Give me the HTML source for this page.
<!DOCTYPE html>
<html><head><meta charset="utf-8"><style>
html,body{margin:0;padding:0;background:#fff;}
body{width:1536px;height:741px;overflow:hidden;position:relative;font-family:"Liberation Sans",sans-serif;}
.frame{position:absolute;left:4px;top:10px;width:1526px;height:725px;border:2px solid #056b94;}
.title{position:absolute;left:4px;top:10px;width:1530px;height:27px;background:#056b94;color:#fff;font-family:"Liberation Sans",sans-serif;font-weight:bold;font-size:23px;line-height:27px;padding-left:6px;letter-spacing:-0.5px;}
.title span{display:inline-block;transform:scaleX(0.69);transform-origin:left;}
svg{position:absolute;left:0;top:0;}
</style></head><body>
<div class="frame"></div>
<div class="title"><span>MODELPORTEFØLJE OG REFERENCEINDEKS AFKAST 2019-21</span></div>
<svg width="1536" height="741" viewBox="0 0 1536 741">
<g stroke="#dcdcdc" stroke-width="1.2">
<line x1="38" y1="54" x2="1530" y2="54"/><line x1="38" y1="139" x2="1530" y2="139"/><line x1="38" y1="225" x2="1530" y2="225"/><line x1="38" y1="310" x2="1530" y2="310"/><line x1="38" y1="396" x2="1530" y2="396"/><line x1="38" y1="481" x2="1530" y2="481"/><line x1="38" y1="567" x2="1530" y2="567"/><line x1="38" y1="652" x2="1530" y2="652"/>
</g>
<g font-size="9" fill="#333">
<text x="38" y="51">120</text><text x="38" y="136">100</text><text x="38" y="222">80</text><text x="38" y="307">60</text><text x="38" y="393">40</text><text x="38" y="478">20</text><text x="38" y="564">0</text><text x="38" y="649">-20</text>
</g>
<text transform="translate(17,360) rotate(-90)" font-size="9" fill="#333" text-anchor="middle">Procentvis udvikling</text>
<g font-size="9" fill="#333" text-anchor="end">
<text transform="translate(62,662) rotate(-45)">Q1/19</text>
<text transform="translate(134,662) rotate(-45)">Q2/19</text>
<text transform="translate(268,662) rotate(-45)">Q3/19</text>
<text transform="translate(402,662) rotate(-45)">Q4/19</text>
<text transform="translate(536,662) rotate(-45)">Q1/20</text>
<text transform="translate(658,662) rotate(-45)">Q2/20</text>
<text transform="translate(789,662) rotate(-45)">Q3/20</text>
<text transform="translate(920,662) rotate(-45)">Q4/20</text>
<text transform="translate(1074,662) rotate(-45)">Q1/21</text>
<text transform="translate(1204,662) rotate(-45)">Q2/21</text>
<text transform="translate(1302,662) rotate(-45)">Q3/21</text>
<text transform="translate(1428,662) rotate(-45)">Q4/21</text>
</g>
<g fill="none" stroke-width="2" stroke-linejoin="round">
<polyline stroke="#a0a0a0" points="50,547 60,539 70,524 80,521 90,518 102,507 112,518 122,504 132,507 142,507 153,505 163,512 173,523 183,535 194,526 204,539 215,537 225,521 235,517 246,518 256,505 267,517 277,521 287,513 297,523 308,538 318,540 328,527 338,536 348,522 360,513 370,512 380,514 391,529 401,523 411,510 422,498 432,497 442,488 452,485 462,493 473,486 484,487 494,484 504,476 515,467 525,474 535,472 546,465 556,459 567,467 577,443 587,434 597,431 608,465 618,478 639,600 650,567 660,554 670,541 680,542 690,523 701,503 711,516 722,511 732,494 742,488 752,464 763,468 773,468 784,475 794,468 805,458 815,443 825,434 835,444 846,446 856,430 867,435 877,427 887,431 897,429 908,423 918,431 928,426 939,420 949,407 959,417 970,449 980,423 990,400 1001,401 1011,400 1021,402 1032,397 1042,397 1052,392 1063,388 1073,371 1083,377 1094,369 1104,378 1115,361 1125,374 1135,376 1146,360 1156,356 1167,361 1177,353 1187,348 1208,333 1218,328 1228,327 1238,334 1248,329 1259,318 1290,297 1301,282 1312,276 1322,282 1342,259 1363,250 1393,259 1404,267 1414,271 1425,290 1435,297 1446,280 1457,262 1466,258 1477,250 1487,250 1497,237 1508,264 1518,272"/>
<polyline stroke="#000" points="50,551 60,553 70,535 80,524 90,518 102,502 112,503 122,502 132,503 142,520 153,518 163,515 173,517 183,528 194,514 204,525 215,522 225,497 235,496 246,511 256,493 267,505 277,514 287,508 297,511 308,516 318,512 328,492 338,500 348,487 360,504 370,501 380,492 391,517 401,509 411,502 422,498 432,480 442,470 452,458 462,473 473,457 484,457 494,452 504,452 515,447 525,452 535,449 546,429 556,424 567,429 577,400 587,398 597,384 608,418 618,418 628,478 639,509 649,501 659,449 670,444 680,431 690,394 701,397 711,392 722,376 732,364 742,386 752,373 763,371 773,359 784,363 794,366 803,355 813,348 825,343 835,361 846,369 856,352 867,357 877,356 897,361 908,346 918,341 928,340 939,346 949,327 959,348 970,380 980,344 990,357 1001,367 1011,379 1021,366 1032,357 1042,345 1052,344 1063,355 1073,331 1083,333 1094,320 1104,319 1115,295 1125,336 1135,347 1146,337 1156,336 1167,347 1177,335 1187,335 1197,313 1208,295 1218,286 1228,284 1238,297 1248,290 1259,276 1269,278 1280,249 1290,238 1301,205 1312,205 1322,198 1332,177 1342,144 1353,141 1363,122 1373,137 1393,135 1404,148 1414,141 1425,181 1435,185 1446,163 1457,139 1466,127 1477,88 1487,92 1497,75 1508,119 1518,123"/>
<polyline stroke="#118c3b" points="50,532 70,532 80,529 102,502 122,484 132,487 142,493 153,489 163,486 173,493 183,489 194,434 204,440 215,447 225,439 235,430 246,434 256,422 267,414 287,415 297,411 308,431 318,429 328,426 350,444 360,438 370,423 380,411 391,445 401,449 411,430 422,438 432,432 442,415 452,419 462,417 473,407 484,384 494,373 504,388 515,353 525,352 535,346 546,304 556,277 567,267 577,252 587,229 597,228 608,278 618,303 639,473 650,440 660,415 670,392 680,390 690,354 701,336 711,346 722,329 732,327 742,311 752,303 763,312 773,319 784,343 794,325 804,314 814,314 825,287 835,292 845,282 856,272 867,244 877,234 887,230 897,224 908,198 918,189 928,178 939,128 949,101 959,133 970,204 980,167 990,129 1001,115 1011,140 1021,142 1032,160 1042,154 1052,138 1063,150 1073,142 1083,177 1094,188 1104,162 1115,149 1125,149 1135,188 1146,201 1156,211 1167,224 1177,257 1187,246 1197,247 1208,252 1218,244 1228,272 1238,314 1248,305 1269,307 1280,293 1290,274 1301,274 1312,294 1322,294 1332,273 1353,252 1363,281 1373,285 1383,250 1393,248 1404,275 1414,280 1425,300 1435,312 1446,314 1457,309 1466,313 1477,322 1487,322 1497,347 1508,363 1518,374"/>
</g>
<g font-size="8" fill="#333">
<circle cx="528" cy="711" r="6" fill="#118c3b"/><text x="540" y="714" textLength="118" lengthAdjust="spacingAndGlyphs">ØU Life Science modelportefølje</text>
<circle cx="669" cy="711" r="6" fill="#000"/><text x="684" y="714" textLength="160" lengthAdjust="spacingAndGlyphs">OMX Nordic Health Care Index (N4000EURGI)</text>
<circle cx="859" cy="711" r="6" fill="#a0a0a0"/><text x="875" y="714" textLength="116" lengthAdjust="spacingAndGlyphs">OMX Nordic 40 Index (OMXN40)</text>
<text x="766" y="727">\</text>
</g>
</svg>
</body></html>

┄┄┄┄┄┄┄┄┄┄┄┄┄┄┄┄┄┄┄┄

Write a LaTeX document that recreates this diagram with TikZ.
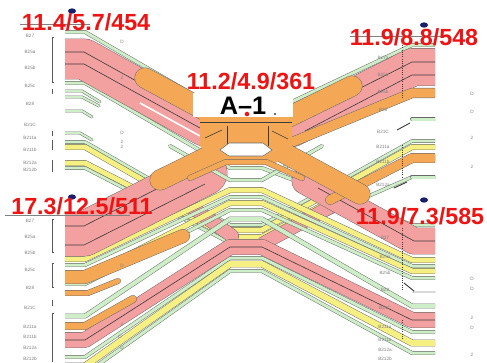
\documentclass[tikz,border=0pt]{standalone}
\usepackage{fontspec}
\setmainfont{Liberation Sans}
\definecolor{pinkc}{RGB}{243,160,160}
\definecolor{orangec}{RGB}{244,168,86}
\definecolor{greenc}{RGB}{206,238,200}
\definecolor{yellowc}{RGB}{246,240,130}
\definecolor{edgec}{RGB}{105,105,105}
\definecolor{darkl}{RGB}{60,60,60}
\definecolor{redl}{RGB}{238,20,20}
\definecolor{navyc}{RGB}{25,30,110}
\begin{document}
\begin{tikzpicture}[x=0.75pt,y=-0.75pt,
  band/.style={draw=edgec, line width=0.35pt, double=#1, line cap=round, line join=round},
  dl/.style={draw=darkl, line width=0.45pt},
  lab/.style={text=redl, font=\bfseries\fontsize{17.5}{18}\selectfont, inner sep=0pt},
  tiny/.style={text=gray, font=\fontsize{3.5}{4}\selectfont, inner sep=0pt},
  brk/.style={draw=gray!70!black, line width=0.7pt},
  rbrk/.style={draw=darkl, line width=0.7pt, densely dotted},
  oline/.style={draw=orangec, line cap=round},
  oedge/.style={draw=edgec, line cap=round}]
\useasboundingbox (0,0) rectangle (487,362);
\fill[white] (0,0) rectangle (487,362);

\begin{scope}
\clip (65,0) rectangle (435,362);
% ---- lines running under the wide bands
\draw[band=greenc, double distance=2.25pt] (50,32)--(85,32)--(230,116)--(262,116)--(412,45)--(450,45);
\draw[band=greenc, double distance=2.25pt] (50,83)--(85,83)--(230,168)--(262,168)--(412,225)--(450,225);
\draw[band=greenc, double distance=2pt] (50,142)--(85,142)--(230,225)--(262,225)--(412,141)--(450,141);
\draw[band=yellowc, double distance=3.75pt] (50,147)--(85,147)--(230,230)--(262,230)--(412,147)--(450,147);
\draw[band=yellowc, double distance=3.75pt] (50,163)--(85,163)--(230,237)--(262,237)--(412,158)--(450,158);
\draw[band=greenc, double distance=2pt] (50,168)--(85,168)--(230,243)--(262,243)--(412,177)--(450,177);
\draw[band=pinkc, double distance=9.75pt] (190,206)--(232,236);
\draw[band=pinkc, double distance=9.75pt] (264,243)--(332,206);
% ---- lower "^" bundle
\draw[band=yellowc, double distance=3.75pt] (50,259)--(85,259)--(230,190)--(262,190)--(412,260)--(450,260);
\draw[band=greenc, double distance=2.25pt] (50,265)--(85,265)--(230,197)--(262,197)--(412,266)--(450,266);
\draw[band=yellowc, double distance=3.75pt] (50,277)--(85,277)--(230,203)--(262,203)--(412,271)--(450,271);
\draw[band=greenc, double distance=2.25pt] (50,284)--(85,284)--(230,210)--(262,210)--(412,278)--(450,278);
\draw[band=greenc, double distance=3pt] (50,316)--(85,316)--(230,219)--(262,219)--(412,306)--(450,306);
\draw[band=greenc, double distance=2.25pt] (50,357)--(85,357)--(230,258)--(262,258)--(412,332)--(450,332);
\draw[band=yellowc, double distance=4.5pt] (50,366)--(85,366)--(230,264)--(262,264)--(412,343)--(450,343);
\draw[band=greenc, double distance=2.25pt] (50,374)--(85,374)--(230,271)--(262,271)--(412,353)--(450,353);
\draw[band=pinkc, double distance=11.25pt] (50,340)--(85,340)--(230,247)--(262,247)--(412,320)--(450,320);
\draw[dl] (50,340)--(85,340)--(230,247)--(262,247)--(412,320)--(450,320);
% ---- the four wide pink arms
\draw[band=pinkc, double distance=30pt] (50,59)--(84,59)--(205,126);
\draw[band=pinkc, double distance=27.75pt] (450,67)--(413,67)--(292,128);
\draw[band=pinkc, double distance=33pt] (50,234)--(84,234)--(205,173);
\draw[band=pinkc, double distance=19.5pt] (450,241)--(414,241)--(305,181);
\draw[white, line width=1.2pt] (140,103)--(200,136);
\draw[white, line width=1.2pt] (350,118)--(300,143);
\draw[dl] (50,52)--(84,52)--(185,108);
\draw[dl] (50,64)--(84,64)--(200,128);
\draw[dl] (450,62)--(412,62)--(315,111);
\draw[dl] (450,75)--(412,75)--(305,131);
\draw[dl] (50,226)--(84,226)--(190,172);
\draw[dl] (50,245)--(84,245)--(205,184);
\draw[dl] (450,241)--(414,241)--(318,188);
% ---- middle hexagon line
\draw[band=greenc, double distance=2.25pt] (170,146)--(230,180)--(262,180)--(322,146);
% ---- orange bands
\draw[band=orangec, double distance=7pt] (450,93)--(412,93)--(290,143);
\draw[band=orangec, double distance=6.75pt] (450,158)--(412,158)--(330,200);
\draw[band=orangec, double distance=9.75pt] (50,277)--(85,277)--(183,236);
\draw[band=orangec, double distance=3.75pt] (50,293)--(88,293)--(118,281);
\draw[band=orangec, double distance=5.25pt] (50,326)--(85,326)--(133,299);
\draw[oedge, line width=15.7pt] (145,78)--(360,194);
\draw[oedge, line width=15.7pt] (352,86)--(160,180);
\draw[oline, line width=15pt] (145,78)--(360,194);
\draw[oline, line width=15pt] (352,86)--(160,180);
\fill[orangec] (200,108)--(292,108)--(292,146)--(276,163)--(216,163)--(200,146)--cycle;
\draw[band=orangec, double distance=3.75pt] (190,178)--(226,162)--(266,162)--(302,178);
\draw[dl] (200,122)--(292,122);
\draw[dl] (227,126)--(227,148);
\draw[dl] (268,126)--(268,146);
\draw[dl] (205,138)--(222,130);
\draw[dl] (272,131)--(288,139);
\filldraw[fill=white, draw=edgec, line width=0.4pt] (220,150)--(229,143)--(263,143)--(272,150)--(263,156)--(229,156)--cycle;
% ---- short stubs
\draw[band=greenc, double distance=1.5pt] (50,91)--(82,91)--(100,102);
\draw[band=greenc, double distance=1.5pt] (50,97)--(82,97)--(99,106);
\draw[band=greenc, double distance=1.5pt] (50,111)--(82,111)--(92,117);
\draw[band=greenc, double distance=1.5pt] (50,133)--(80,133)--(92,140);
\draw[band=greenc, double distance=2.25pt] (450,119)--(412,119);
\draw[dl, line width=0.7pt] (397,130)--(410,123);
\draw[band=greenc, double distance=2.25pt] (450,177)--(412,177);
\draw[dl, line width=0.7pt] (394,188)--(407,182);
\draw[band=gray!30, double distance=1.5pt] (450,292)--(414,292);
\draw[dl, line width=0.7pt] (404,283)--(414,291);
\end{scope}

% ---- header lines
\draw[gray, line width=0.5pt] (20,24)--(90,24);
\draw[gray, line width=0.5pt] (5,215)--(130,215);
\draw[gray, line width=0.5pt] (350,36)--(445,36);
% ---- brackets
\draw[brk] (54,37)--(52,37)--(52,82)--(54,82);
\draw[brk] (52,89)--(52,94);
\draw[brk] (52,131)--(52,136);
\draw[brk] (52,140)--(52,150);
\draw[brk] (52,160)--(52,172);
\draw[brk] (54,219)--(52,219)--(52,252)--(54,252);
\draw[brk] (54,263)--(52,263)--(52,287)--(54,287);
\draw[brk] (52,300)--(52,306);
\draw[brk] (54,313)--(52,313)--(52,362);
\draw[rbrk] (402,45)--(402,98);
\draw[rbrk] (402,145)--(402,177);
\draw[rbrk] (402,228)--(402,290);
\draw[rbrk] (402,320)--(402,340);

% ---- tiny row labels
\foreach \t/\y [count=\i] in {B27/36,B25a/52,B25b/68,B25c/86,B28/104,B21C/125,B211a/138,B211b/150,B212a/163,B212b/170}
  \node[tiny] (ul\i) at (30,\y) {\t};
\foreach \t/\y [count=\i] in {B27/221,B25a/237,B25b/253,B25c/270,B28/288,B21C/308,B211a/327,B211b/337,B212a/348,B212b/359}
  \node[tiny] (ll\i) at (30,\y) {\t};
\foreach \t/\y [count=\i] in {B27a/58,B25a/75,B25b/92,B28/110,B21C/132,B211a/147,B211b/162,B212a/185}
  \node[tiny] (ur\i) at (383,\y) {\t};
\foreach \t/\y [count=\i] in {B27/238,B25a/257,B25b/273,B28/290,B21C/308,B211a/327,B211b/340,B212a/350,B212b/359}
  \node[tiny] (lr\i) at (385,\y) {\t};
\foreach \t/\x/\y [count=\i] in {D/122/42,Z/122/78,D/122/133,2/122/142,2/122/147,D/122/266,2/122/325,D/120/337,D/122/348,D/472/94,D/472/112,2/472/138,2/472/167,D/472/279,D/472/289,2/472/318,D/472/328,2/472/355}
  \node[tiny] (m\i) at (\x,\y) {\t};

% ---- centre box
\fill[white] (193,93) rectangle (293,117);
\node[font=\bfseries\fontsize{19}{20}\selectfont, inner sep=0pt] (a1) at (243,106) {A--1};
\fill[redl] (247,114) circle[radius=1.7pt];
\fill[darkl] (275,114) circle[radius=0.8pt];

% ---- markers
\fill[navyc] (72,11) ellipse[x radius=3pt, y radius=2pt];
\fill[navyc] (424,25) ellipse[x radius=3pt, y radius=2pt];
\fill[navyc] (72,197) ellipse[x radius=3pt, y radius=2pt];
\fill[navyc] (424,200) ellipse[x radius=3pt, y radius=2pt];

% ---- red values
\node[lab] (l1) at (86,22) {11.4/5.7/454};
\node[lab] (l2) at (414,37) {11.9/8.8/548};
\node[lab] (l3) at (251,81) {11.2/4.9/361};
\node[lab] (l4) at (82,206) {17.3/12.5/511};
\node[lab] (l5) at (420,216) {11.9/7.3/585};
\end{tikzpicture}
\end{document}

┄┄┄┄┄┄┄┄┄┄┄┄┄┄┄┄┄┄┄┄

→ **Exercise description**
Which lines include the word "this"? List them all.

→ **Written answer**
Give me the HTML source for this page.
Write a LaTeX document that recreates this diagram with TikZ.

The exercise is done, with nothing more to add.